The 6-year-old girl with curly dark hair and a wide smile navigates the Internet with her chin, moving a small joystick to and fro across the screen. She operates her wheelchair in the same way.
In 2006, as a taxi carrying her family in downtown Gaza City passed a car carrying a leader of the armed Islamic Jihad organization, two Israeli missiles fired from a helicopter far above slammed into both vehicles. Her spine was virtually severed. Her mother, older brother, grandmother and uncle were killed.
"My mother died on the spot," said Hamdi Aman, 30, Maria's wan father, as he prepared chicken for lunch over a corner sink. "And what is left for me? Here I am with Maria and Moamen," his 4-year-old son, who is struggling to tie his tennis shoes.
The Amans' story illustrates the often excruciating options facing Israel as it wages war in Gaza and at times assumes the obligations caused by its errors. Gaza, crumbling and volatile, has scant ability or resources to sustain the life of a young girl such as Maria.
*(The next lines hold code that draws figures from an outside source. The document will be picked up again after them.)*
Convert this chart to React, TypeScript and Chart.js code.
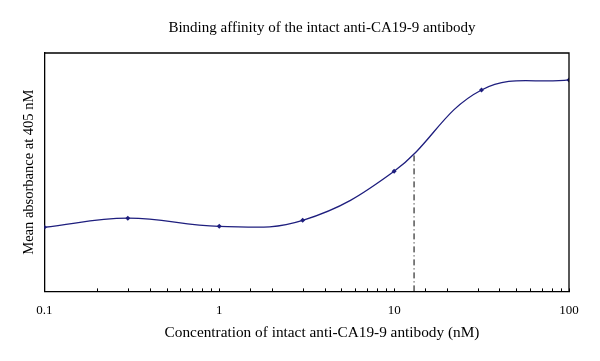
import React, { useEffect, useRef } from "react";
import { Chart, registerables } from "chart.js";

Chart.register(...registerables);

const concentrations = [0.1, 0.3, 1, 3, 10, 31.6, 100];
const absorbance = [0.269, 0.307, 0.273, 0.298, 0.504, 0.845, 0.887];
const kdX = [13, 13];
const kdY = [0, 0.58];
const majorTicks = [0.1, 1, 10, 100];
const chartTitle = "Binding affinity of the intact anti-CA19-9 antibody";
const xTitle = "Concentration of intact anti-CA19-9 antibody (nM)";
const yTitle = "Mean absorbance at 405 nM";

const FONT = "'Liberation Serif', 'Times New Roman', serif";
const NAVY = "#1e1e7e";

const decorations = {
  id: "decorations",
  afterDraw(chart: any) {
    const xs = chart.scales.x;
    const { ctx, chartArea } = chart;
    ctx.save();
    ctx.strokeStyle = "#000";
    ctx.lineWidth = 1;
    ctx.beginPath();
    xs.ticks.forEach((t: any) => {
      const px = Math.round(xs.getPixelForValue(t.value)) + 0.5;
      ctx.moveTo(px, chartArea.bottom);
      ctx.lineTo(px, chartArea.bottom - 3);
    });
    ctx.stroke();
    ctx.lineWidth = 1.3;
    ctx.beginPath();
    ctx.moveTo(chartArea.left, chartArea.top);
    ctx.lineTo(chartArea.right, chartArea.top);
    ctx.lineTo(chartArea.right, chartArea.bottom);
    ctx.stroke();
    ctx.fillStyle = "#000";
    ctx.textAlign = "center";
    ctx.textBaseline = "alphabetic";
    ctx.font = `15px ${FONT}`;
    ctx.fillText(chartTitle, 322, 32);
    ctx.font = `15.3px ${FONT}`;
    ctx.fillText(xTitle, 322, 337);
    ctx.restore();
  },
};

export default function App() {
  const ref = useRef<HTMLCanvasElement>(null);
  useEffect(() => {
    document.body.style.margin = "0";
    const chart = new Chart(ref.current as HTMLCanvasElement, {
      type: "line",
      data: {
        datasets: [
          {
            data: concentrations.map((c, i) => ({ x: c, y: absorbance[i] })),
            borderColor: NAVY,
            backgroundColor: NAVY,
            borderWidth: 1.3,
            pointStyle: "rectRot",
            pointRadius: 2.5,
            pointBorderWidth: 0,
            tension: 0.4,
            fill: false,
          },
          {
            data: kdX.map((c, i) => ({ x: c, y: kdY[i] })),
            borderColor: "#000",
            borderWidth: 1,
            borderDash: [6, 3, 1, 3],
            pointRadius: 0,
            tension: 0,
            fill: false,
          },
        ],
      },
      options: {
        animation: false,
        responsive: false,
        layout: { padding: { left: 0, right: 31, top: 53, bottom: 32 } },
        plugins: {
          legend: { display: false },
          tooltip: { enabled: false },
          title: { display: false },
        },
        scales: {
          x: {
            type: "logarithmic",
            min: 0.1,
            max: 100,
            grid: { display: false, drawTicks: false },
            border: { display: true, color: "#000", width: 1.3 },
            ticks: {
              autoSkip: false,
              maxRotation: 0,
              padding: 11,
              color: "#000",
              font: { family: FONT, size: 13 },
              callback: (v: any) =>
                majorTicks.includes(Number(v)) ? String(v) : "",
            },
          },
          y: {
            min: 0,
            max: 1,
            grid: { display: false, drawTicks: false },
            border: { display: true, color: "#000", width: 1.3 },
            ticks: { display: false },
            title: {
              display: true,
              text: yTitle,
              color: "#000",
              font: { family: FONT, size: 14.5 },
              padding: { top: 20, bottom: 7 },
            },
          },
        },
      },
      plugins: [decorations],
    });
    return () => chart.destroy();
  }, []);
  return (
    <div style={{ width: 600, height: 361, background: "#fff" }}>
      <canvas ref={ref} width={600} height={361} />
    </div>
  );
}
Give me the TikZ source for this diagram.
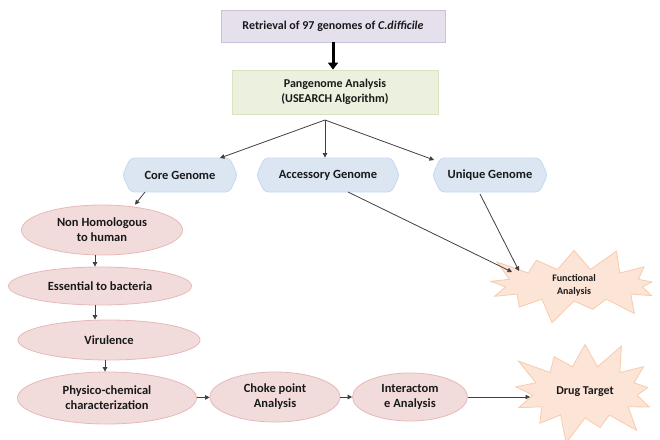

After the airstrike, the Israeli government rushed Maria to be treated inside Israel, where she has lived ever since, far from the sparse stone house in southern Gaza City where the other members of her family dream of her.
She will not walk again. She is petitioning to stay inside Israel to ensure that if her wheelchair-borne ventilator ever fails, she will get medical attention rapidly. She would have just 50 seconds before oxygen stopped passing through the plastic tube into her neck.
Israel's Supreme Court is expected to rule on Maria's petition next month. In the meantime, the Israeli government is paying for her medical care and education for her and her brother.
"She is the only one who makes our suffering less," said Farouk Aman, Maria's grandfather, sitting in his bare living room in Gaza. "She is alive. Please, Israel, keep her alive."